_Stated problem_.
Gather the lines from the material that contain "image".
----------
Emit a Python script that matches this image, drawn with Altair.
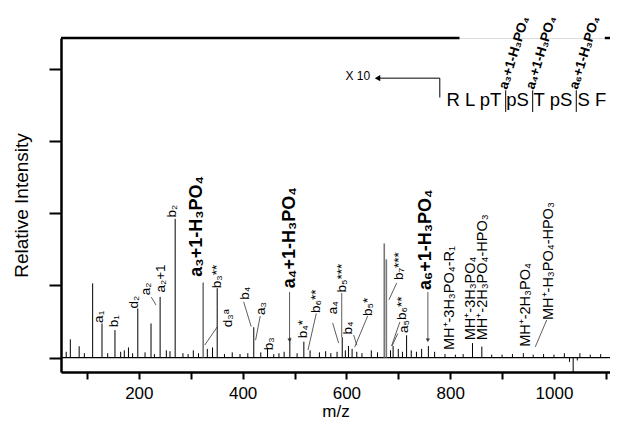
import altair as alt
import pandas as pd

FONT = "Liberation Sans"

# ---- main stick peaks (m/z, relative intensity) ----
peak_mz = [68, 85, 111, 129, 154, 172, 180, 198, 223.5, 241, 253, 270, 305, 332, 342, 351,
           421.5, 448, 491, 518, 592, 604, 611, 690, 700, 716, 758, 843, 861, 941, 1037]
peak_int = [6.3, 3.9, 25.7, 11.8, 9.5, 2.5, 3.5, 17, 11.8, 21, 2.5, 48, 2.5, 3, 3.5, 24,
            10.5, 3, 7, 5.5, 7, 4, 3, 4, 3, 7.7, 4, 5, 3.8, 1.5, -5]
grey_mz = [324, 673, 677]
grey_int = [26, 39.5, 34]

# ---- baseline noise ----
noise_mz = [60, 95, 140, 165, 188, 212, 230, 260, 285, 295, 315, 365, 380, 395, 410, 435, 460,
            470, 480, 505, 530, 548, 560, 570, 582, 598, 620, 630, 648, 660, 685, 708, 725, 735,
            745, 770, 790, 810, 825, 880, 900, 920, 960, 980, 1000, 1020, 1030, 1045, 1050, 1070, 1090]
noise_int = [2, 1.5, 1.5, 2, 1.5, 1.8, 1.2, 2.2, 1.5, 1.2, 1.5, 1.2, 1.8, 1.2, 1.5, 1.8, 1.2,
             1.5, 2, 1.5, 2.5, 1.8, 2.2, 1.5, 2, 2.5, 2, 1.5, 2.5, 1.8, 2.5, 2, 2.5, 2,
             3, 2, 1.2, 1, 1.2, 1, 1, 1.2, 1, 1.2, 1, 1.5, -1.5, -1, 1.5, 1, 1.2]

# ---- small fragment labels (rotated) ----
small_text = ["a₁", "b₁", "d₂", "a₂", "a₂+1", "b₂", "b₃**", "d₃ᵃ", "b₄", "a₃", "b₃",
              "b₄*", "b₆**", "a₄", "b₅***", "b₄", "b₅*", "b₇***", "b₆**", "a₅"]
small_mz = [124, 153, 191, 214, 242, 264, 350, 371, 405, 435, 450,
            516, 541, 574, 591, 604, 641, 701, 707, 711]
small_int = [12, 10.5, 17, 21.6, 22.5, 48.5, 24, 10.5, 20, 14.7, 2.5,
             6.7, 15.4, 15, 22.5, 8, 14.4, 26.8, 13, 8.5]

# ---- large bold labels ----
big_text = ["a₃+1-H₃PO₄", "a₄+1-H₃PO₄", "a₆+1-H₃PO₄"]
big_mz = [313, 490.5, 753]
big_int = [28, 24, 23.4]

# ---- MH+ loss labels ----
mh_text = ["MH⁺-3H₃PO₄-R₁", "MH⁺-3H₃PO₄", "MH⁺-2H₃PO₄-HPO₃", "MH⁺-2H₃PO₄", "MH⁺-H₃PO₄-HPO₃"]
mh_mz = [799, 840, 863, 946, 990]
mh_int = [2.6, 6, 6, 3.7, 13]

# ---- leader lines (from label to peak) ----
lead_x1 = [224, 351, 402, 434, 490.5, 542, 573.5, 591, 614, 641, 697, 703, 699, 757, 986]
lead_y1 = [20.9, 10.6, 19.3, 14.4, 22.7, 15.3, 12, 22.3, 7.8, 14.4, 25.8, 12.3, 8.3, 22.7, 13]
lead_x2 = [233, 327, 416.5, 425, 490.5, 526, 585, 591, 620, 616, 682, 687, 688, 757, 964]
lead_y2 = [18.2, 4.3, 10.7, 6, 6, 2.6, 5, 7, 4.3, 3.6, 20, 4, 4, 6, 3.7]
arrow_x = [490.5, 757]
arrow_y = [6, 6]

# ---- inset: sequence and magnification arrow ----
top_line_x1 = [50, 1098]
top_line_x2 = [818, 1108]
seq_text = ["R L pT pS T pS S F"]
seq_start_mz = [793]
seq_bar_mz = [907, 959, 1043]
ins_text = ["a₃+1-H₃PO₄", "a₄+1-H₃PO₄", "a₆+1-H₃PO₄"]
ins_mz = [902, 954, 1038]

Y_TOP = 110.6
x_scale = alt.Scale(domain=[50, 1108], nice=False, zero=False)
y_scale = alt.Scale(domain=[-5, Y_TOP], nice=False, zero=False)

peaks = pd.DataFrame({"mz": peak_mz + noise_mz, "inten": peak_int + noise_int})
peaks["base"] = 0.0
greys = pd.DataFrame({"mz": grey_mz, "inten": grey_int, "base": 0.0})

x_axis = alt.Axis(values=list(range(100, 1101, 100)),
                  labelExpr="datum.value % 200 == 0 ? format(datum.value, 'd') : ''",
                  tickSize=7, tickWidth=2, domainWidth=2.5, domainColor="black",
                  tickColor="black", labelColor="black", labelFontSize=17, labelFont=FONT,
                  labelPadding=6, title="m/z", titleFont=FONT, titleFontSize=17,
                  titleFontWeight="normal", titleColor="black", titlePadding=2, grid=False)
y_axis = alt.Axis(values=[0, 25, 50, 75, 100], labels=False, tickSize=12, tickWidth=2,
                  domainWidth=2.5, domainColor="black", tickColor="black",
                  title="Relative Intensity", titleFont=FONT, titleFontSize=19,
                  titleFontWeight="normal", titleColor="black", titlePadding=17, grid=False)

baseline = alt.Chart(pd.DataFrame({"x1": [50], "x2": [1108], "y": [0]})).mark_rule(
    color="black", strokeWidth=1.2).encode(
    x=alt.X("x1:Q", scale=x_scale, axis=x_axis),
    x2="x2:Q",
    y=alt.Y("y:Q", scale=y_scale, axis=y_axis))

stick = alt.Chart(peaks).mark_rule(color="black", strokeWidth=1).encode(
    x=alt.X("mz:Q", scale=x_scale), y=alt.Y("base:Q", scale=y_scale), y2="inten:Q")
stick_g = alt.Chart(greys).mark_rule(color="#777777", strokeWidth=1.6).encode(
    x=alt.X("mz:Q", scale=x_scale), y=alt.Y("base:Q", scale=y_scale), y2="inten:Q")

leads = alt.Chart(pd.DataFrame({"x1": lead_x1, "y1": lead_y1, "x2": lead_x2, "y2": lead_y2})
                  ).mark_rule(color="#333333", strokeWidth=0.8).encode(
    x=alt.X("x1:Q", scale=x_scale), y=alt.Y("y1:Q", scale=y_scale), x2="x2:Q", y2="y2:Q")
arrows = alt.Chart(pd.DataFrame({"x": arrow_x, "y": arrow_y})).mark_point(
    shape="triangle-down", filled=True, size=18, color="#333333", opacity=1).encode(
    x=alt.X("x:Q", scale=x_scale), y=alt.Y("y:Q", scale=y_scale))

small_lab = alt.Chart(pd.DataFrame({"t": small_text, "mz": small_mz, "y": small_int})).mark_text(
    angle=270, align="left", baseline="middle", font=FONT, fontSize=13.5, color="black").encode(
    x=alt.X("mz:Q", scale=x_scale), y=alt.Y("y:Q", scale=y_scale), text="t:N")
big_lab = alt.Chart(pd.DataFrame({"t": big_text, "mz": big_mz, "y": big_int})).mark_text(
    angle=270, align="left", baseline="middle", font=FONT, fontSize=18, fontWeight="bold",
    color="black").encode(
    x=alt.X("mz:Q", scale=x_scale), y=alt.Y("y:Q", scale=y_scale), text="t:N")
mh_lab = alt.Chart(pd.DataFrame({"t": mh_text, "mz": mh_mz, "y": mh_int})).mark_text(
    angle=270, align="left", baseline="middle", font=FONT, fontSize=14.5, color="black").encode(
    x=alt.X("mz:Q", scale=x_scale), y=alt.Y("y:Q", scale=y_scale), text="t:N")

top_line = alt.Chart(pd.DataFrame({"x1": top_line_x1, "x2": top_line_x2, "y": [Y_TOP, Y_TOP]})
                     ).mark_rule(color="black", strokeWidth=2.5).encode(
    x=alt.X("x1:Q", scale=x_scale), x2="x2:Q", y=alt.Y("y:Q", scale=y_scale))

# magnification arrow
mag_line = alt.Chart(pd.DataFrame({"x1": [662], "x2": [780], "y": [96.7]})).mark_rule(
    color="black", strokeWidth=1).encode(
    x=alt.X("x1:Q", scale=x_scale), x2="x2:Q", y=alt.Y("y:Q", scale=y_scale))
mag_vert = alt.Chart(pd.DataFrame({"x": [780], "y1": [96.7], "y2": [90]})).mark_rule(
    color="black", strokeWidth=1).encode(
    x=alt.X("x:Q", scale=x_scale), y=alt.Y("y1:Q", scale=y_scale), y2="y2:Q")
mag_head = alt.Chart(pd.DataFrame({"x": [660], "y": [96.7]})).mark_point(
    shape="triangle-left", filled=True, size=40, color="black", opacity=1).encode(
    x=alt.X("x:Q", scale=x_scale), y=alt.Y("y:Q", scale=y_scale))
mag_text = alt.Chart(pd.DataFrame({"t": ["X 10"], "x": [622], "y": [97.5]})).mark_text(
    font=FONT, fontSize=12, color="black", align="center", baseline="middle").encode(
    x=alt.X("x:Q", scale=x_scale), y=alt.Y("y:Q", scale=y_scale), text="t:N")

seq = alt.Chart(pd.DataFrame({"t": seq_text, "x": seq_start_mz, "y": [89]})).mark_text(
    font=FONT, fontSize=18.5, color="black", align="left", baseline="middle").encode(
    x=alt.X("x:Q", scale=x_scale), y=alt.Y("y:Q", scale=y_scale), text="t:N")
seq_bars = alt.Chart(pd.DataFrame({"x": seq_bar_mz, "y1": [85] * 3, "y2": [92.5] * 3})).mark_rule(
    color="black", strokeWidth=1).encode(
    x=alt.X("x:Q", scale=x_scale), y=alt.Y("y1:Q", scale=y_scale), y2="y2:Q")
ins_lab = alt.Chart(pd.DataFrame({"t": ins_text, "x": ins_mz, "y": [93.0] * 3})).mark_text(
    angle=287, align="left", baseline="middle", font=FONT, fontSize=13.5, fontWeight="bold",
    color="black").encode(
    x=alt.X("x:Q", scale=x_scale), y=alt.Y("y:Q", scale=y_scale), text="t:N")

chart = alt.layer(baseline, stick, stick_g, leads, arrows, small_lab, big_lab, mh_lab,
                  top_line, mag_line, mag_vert, mag_head, mag_text, seq, seq_bars, ins_lab
                  ).properties(
    width=549, height=334, autosize=alt.AutoSizeParams(type="none"),
    padding={"left": 53, "top": 30, "right": 0, "bottom": 51}
).configure_view(stroke=None).configure(background="white")

chart.save("out.html", embed_options={"renderer": "svg", "actions": False})
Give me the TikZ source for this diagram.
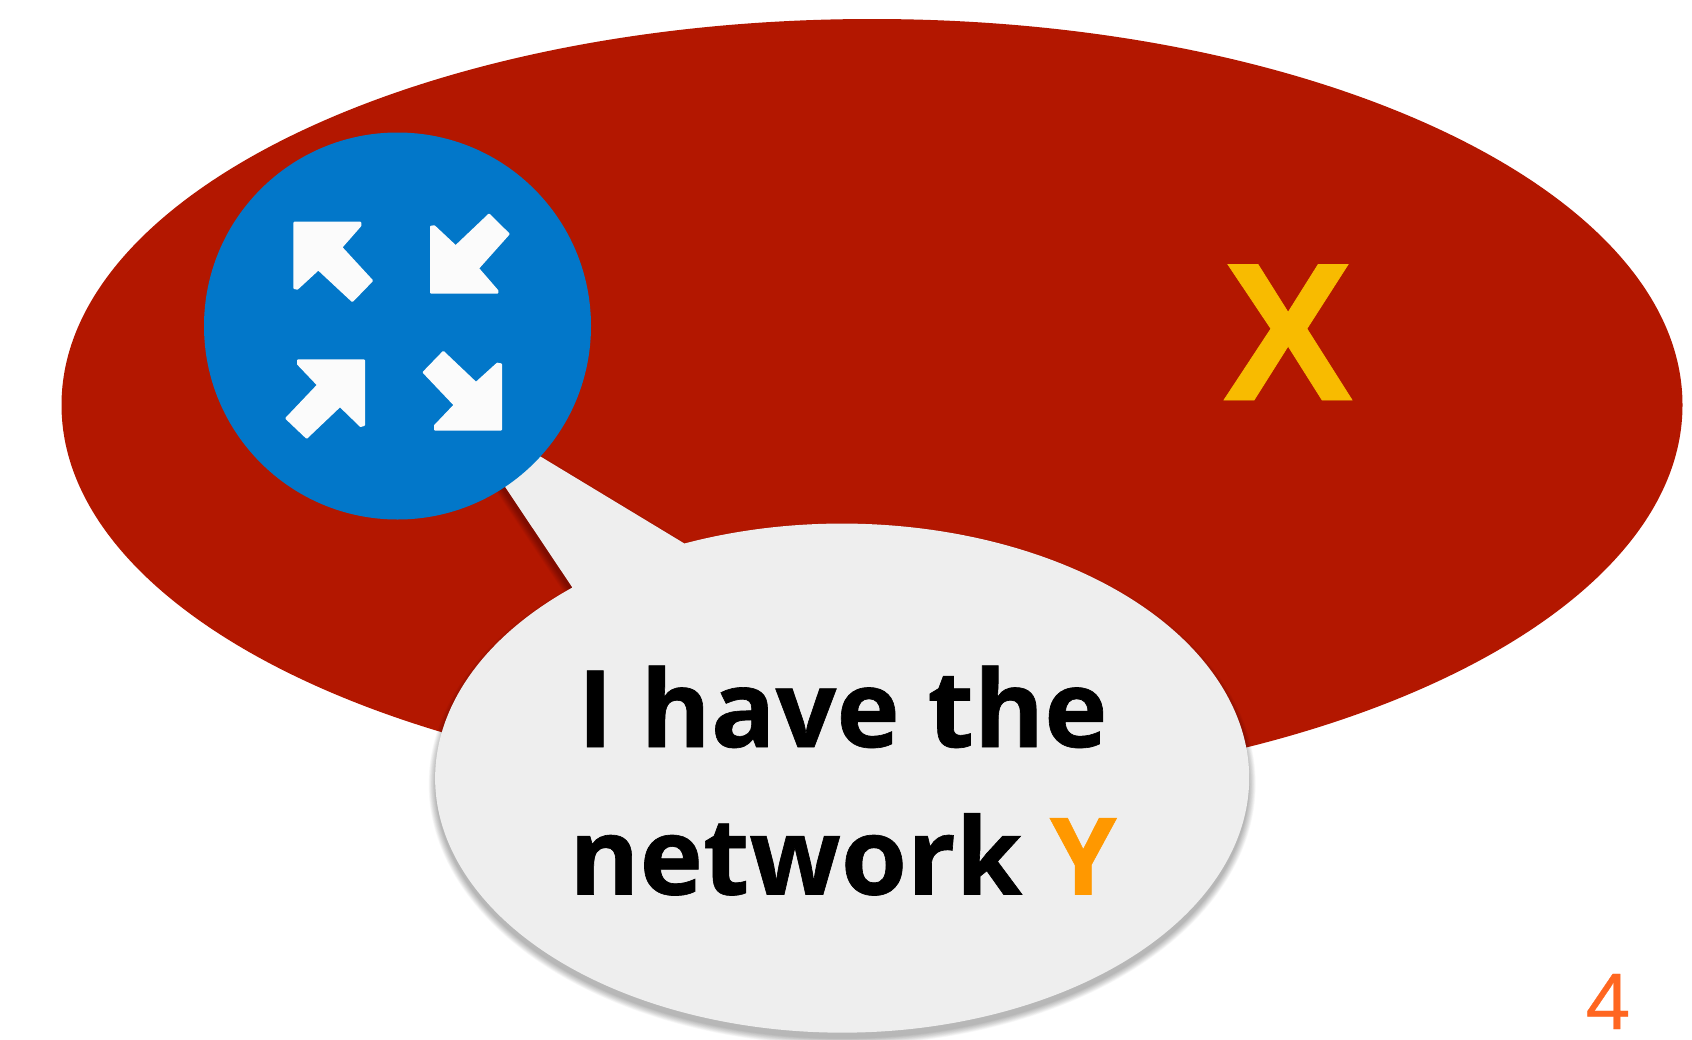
\documentclass[tikz,border=0pt]{standalone}
\usepackage{fontspec}
\setmainfont[BoldFeatures={FakeBold=0.6}]{Open Sans}
\newfontfamily\arialish[BoldFeatures={FakeBold=0.4}]{Liberation Sans}
\newfontfamily\numfont[FakeBold=0.4]{Liberation Sans}
\definecolor{redbg}{HTML}{B31700}
\definecolor{bluec}{HTML}{0277C9}
\definecolor{bubblec}{HTML}{EEEEEE}
\definecolor{xcol}{HTML}{F8BB00}
\definecolor{ycol}{HTML}{FF9800}
\definecolor{numcol}{HTML}{FF6620}
\definecolor{arrowc}{HTML}{FBFBFB}
\tikzset{
  bubbleoutline/.style={insert path={
    (-269.5,-190.3) -- (-395,-378) -- (-157.6,-234.5)
    arc[start angle=-112.8,end angle=228.5,x radius=407pt,y radius=254.5pt] -- cycle}},
  iconarrow/.style={fill=arrowc,draw=arrowc,line width=2pt,line join=round},
  bigtext/.style={inner sep=0pt,anchor=base,font=\bfseries\fontsize{107}{107}\selectfont}
}
\begin{document}
\begin{tikzpicture}[x=1pt,y=1pt,yscale=-1]
\useasboundingbox (0,0) rectangle (1692,1039);
\fill[white] (0,0) rectangle (1692,1039);
\fill[redbg] (872,405) ellipse[x radius=810.5pt,y radius=386pt];
\foreach \i in {0,...,10}{
  \begin{scope}[transparency group,opacity=0.026]
  \filldraw[black,line width={1.3*\i+0.01},line join=round,shift={(842,784)},bubbleoutline];
  \end{scope}
}
\fill[bubblec,shift={(842,778)},bubbleoutline];
\fill[bluec] (397.5,326) circle[radius=193.5pt];
\begin{scope}[shift={(190,120)},scale=1/3]
\fill[iconarrow] (313,308) -- (511,308) -- (511,317) -- (454,382) -- (546,482) -- (487,543) -- (385,448) -- (322,506) -- (313,504) -- cycle;
\fill[iconarrow] (723,320) -- (733,319) -- (797,379) -- (897,284) -- (956,342) -- (864,445) -- (922,512) -- (922,518) -- (723,518) -- cycle;
\fill[iconarrow] (324,721) -- (522,721) -- (522,915) -- (512,918) -- (450,858) -- (350,953) -- (289,895) -- (384,795) -- (324,732) -- cycle;
\fill[iconarrow] (760,696) -- (858,789) -- (922,731) -- (933,733) -- (933,929) -- (735,929) -- (735,917) -- (794,855) -- (701,757) -- cycle;
\end{scope}
\node[inner sep=0pt,anchor=base,text=xcol,font=\arialish\bfseries\fontsize{197}{197}\selectfont] (xlabel) at (1288,400) {X};
\node[bigtext] (lineone) at (842.5,747) {I have the};
\node[bigtext] (linetwo) at (843,894.5) {network \textcolor{ycol}{Y}};
\node[inner sep=0pt,anchor=base,text=numcol,font=\numfont\fontsize{80}{80}\selectfont] (pagenum) at (1608,1029) {4};
\end{tikzpicture}
\end{document}
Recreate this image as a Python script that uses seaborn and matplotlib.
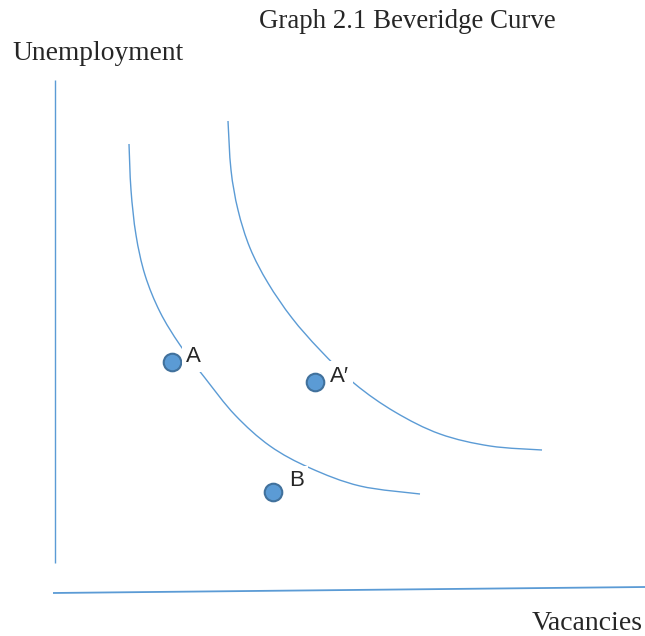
----------
_Result below_.
Emit a Python script that matches this image, drawn with Altair.
Recreate this image as a Python script that uses seaborn and matplotlib.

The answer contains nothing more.